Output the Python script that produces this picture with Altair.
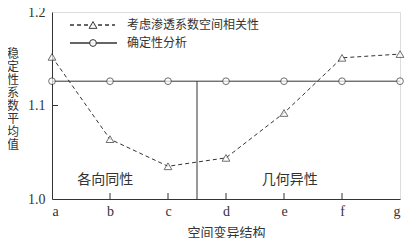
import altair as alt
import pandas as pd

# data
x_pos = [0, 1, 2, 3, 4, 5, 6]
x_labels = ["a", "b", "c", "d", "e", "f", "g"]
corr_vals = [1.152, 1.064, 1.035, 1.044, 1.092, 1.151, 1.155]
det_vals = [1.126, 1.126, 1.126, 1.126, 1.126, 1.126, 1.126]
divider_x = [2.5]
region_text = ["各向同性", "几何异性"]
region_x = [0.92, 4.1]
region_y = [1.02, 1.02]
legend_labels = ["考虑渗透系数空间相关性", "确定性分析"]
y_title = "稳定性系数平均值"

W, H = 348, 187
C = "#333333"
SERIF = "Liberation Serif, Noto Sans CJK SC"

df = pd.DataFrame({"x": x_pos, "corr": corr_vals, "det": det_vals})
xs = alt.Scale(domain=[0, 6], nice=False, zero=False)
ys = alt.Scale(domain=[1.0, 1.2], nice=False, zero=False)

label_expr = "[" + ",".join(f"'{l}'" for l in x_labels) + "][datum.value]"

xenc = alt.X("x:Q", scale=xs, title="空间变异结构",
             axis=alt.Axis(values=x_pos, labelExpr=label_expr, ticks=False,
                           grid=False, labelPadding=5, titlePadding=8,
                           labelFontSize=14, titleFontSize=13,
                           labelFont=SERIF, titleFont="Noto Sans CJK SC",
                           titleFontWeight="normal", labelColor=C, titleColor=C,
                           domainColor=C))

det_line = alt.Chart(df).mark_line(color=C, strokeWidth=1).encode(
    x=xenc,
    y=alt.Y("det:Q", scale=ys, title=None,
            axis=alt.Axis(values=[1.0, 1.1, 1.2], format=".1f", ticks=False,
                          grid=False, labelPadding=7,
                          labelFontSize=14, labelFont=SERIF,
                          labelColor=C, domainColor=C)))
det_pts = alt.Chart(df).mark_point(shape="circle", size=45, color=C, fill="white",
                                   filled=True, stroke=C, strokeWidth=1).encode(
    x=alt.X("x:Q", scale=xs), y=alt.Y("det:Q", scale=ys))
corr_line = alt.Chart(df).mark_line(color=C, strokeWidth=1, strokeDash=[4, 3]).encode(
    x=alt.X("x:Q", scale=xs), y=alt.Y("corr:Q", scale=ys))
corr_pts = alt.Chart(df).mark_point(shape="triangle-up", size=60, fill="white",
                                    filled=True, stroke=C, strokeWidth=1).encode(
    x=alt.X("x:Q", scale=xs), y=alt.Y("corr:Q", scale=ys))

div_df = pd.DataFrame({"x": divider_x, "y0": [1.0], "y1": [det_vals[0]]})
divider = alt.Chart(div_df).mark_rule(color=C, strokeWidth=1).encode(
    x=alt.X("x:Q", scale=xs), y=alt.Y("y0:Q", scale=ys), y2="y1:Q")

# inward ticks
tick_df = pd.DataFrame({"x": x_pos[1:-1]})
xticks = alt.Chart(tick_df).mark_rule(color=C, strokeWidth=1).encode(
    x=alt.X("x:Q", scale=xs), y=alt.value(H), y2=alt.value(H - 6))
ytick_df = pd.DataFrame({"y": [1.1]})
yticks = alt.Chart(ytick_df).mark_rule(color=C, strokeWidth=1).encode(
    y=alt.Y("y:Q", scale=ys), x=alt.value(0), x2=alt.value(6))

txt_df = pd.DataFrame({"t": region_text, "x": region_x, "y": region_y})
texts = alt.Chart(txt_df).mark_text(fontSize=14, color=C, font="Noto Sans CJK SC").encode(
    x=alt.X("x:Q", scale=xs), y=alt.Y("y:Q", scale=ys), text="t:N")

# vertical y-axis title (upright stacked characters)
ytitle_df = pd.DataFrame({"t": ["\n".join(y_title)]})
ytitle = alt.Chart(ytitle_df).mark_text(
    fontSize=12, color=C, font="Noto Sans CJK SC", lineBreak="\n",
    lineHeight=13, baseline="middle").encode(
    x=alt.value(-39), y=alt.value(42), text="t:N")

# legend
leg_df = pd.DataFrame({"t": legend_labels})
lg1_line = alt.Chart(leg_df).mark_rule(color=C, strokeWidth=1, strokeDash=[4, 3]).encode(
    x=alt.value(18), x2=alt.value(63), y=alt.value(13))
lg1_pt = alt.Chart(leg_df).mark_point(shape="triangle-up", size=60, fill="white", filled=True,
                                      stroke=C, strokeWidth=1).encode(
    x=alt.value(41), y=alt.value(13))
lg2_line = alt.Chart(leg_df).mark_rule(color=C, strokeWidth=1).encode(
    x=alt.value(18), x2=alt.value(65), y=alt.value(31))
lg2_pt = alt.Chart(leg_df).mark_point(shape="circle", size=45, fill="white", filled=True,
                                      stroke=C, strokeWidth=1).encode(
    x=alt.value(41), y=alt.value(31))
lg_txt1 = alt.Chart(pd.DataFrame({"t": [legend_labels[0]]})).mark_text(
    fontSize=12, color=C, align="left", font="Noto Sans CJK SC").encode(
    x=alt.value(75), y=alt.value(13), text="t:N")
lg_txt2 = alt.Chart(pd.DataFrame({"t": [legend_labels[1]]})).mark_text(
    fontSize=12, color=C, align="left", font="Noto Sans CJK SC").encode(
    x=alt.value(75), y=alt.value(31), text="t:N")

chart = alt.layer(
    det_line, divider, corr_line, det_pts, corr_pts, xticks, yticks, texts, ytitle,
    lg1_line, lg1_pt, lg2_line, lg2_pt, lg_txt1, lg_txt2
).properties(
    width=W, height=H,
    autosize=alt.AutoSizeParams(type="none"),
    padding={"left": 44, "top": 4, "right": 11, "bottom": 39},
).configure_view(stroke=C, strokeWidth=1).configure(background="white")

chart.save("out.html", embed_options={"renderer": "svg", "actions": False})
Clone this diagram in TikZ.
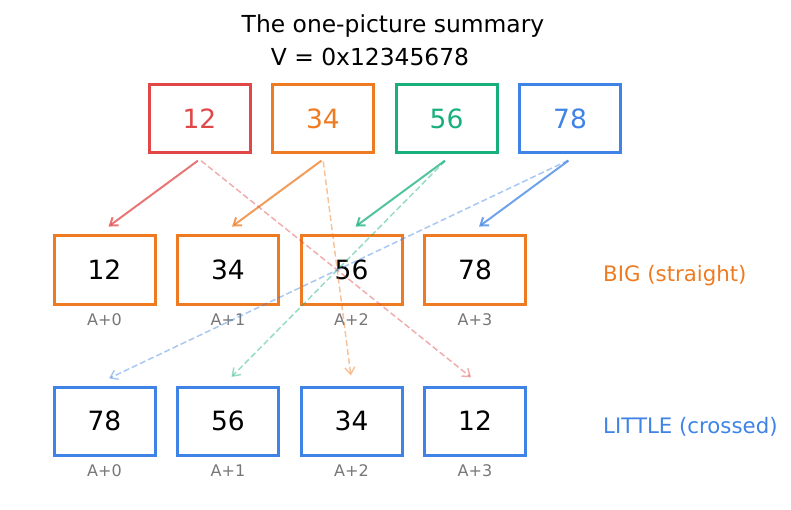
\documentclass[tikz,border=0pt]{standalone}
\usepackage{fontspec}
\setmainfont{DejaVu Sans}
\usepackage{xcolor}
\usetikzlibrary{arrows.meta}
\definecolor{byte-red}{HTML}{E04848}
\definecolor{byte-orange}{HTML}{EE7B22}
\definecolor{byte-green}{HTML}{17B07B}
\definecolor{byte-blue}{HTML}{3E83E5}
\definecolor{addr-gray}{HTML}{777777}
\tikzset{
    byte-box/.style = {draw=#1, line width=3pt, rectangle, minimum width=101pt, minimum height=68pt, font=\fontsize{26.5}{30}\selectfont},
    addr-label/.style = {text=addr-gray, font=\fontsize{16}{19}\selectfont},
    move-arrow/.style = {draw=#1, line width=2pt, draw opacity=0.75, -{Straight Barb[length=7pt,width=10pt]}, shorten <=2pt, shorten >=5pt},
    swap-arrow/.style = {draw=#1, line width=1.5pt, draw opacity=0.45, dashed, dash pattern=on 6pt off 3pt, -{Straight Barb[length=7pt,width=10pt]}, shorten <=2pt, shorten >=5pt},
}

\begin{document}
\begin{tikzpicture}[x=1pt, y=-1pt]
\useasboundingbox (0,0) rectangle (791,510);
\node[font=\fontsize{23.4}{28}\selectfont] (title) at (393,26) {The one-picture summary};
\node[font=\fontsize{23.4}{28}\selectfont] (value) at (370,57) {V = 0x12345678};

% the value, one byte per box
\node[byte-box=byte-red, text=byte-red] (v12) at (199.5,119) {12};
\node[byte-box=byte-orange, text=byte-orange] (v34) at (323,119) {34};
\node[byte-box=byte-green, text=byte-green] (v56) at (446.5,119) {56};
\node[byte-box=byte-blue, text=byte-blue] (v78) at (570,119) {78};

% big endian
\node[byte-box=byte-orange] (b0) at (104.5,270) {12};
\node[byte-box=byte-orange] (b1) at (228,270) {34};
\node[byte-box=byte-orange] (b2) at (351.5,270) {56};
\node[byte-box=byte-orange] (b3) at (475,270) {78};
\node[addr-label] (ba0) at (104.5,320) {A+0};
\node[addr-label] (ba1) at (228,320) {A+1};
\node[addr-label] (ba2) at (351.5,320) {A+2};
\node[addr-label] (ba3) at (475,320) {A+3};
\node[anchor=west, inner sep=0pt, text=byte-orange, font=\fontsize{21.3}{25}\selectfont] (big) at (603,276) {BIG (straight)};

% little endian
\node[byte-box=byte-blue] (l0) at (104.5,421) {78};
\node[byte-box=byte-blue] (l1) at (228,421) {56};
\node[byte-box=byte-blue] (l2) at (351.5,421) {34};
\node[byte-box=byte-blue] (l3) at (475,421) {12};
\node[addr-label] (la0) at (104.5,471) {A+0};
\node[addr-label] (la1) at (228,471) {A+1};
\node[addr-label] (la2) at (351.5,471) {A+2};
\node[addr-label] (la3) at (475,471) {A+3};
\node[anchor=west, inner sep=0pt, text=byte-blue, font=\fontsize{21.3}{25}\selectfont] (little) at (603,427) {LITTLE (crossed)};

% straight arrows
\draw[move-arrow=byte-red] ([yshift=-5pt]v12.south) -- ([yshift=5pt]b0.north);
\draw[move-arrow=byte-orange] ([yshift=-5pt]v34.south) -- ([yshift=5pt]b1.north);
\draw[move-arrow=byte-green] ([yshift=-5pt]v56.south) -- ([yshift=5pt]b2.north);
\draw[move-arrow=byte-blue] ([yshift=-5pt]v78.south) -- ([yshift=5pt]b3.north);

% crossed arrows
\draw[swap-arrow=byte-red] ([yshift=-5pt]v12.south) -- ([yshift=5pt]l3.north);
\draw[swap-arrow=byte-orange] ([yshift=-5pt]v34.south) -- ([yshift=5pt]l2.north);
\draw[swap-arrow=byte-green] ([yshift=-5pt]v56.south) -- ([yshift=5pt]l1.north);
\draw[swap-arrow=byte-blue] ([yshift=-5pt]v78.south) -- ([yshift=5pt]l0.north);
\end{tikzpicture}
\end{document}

====

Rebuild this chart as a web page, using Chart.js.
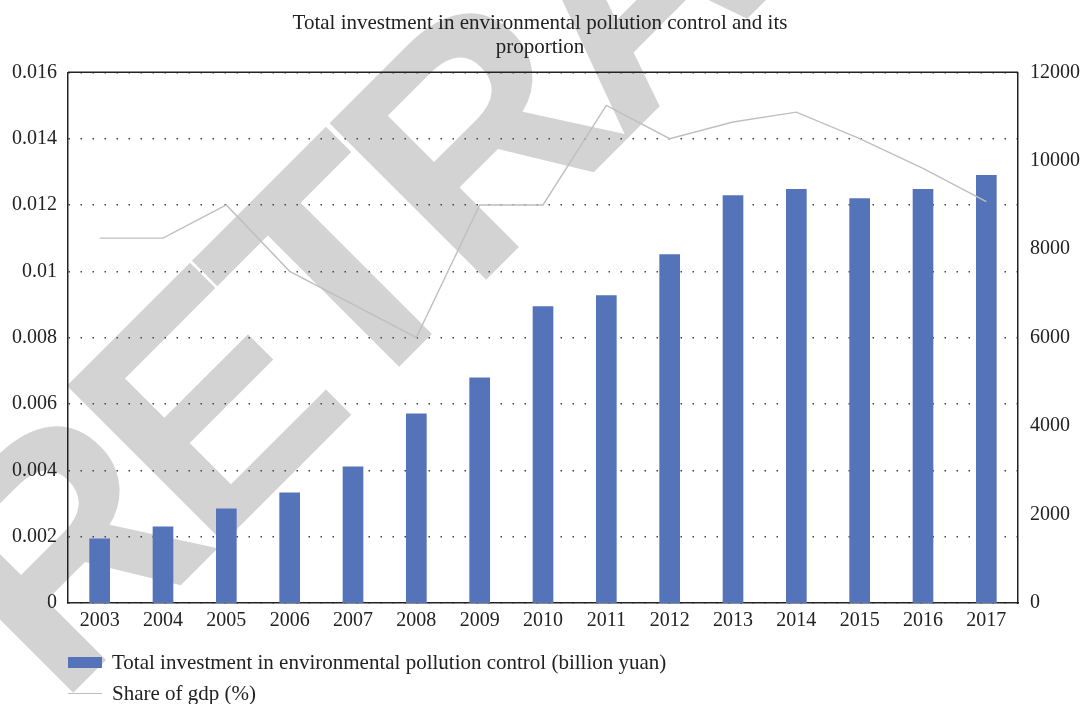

====

What to work on: Exactly reproduce the lines from the line holding "Output the Python" through the line holding "l in x_labels)", and only those; pictures are to be left out.

Final result:
Output the Python script that produces this picture with Altair.
import altair as alt
import pandas as pd

# data
x_pos = [0, 1, 2, 3, 4, 5, 6]
x_labels = ["a", "b", "c", "d", "e", "f", "g"]
corr_vals = [1.152, 1.064, 1.035, 1.044, 1.092, 1.151, 1.155]
det_vals = [1.126, 1.126, 1.126, 1.126, 1.126, 1.126, 1.126]
divider_x = [2.5]
region_text = ["各向同性", "几何异性"]
region_x = [0.92, 4.1]
region_y = [1.02, 1.02]
legend_labels = ["考虑渗透系数空间相关性", "确定性分析"]
y_title = "稳定性系数平均值"

W, H = 348, 187
C = "#333333"
SERIF = "Liberation Serif, Noto Sans CJK SC"

df = pd.DataFrame({"x": x_pos, "corr": corr_vals, "det": det_vals})
xs = alt.Scale(domain=[0, 6], nice=False, zero=False)
ys = alt.Scale(domain=[1.0, 1.2], nice=False, zero=False)

label_expr = "[" + ",".join(f"'{l}'" for l in x_labels) + "][datum.value]"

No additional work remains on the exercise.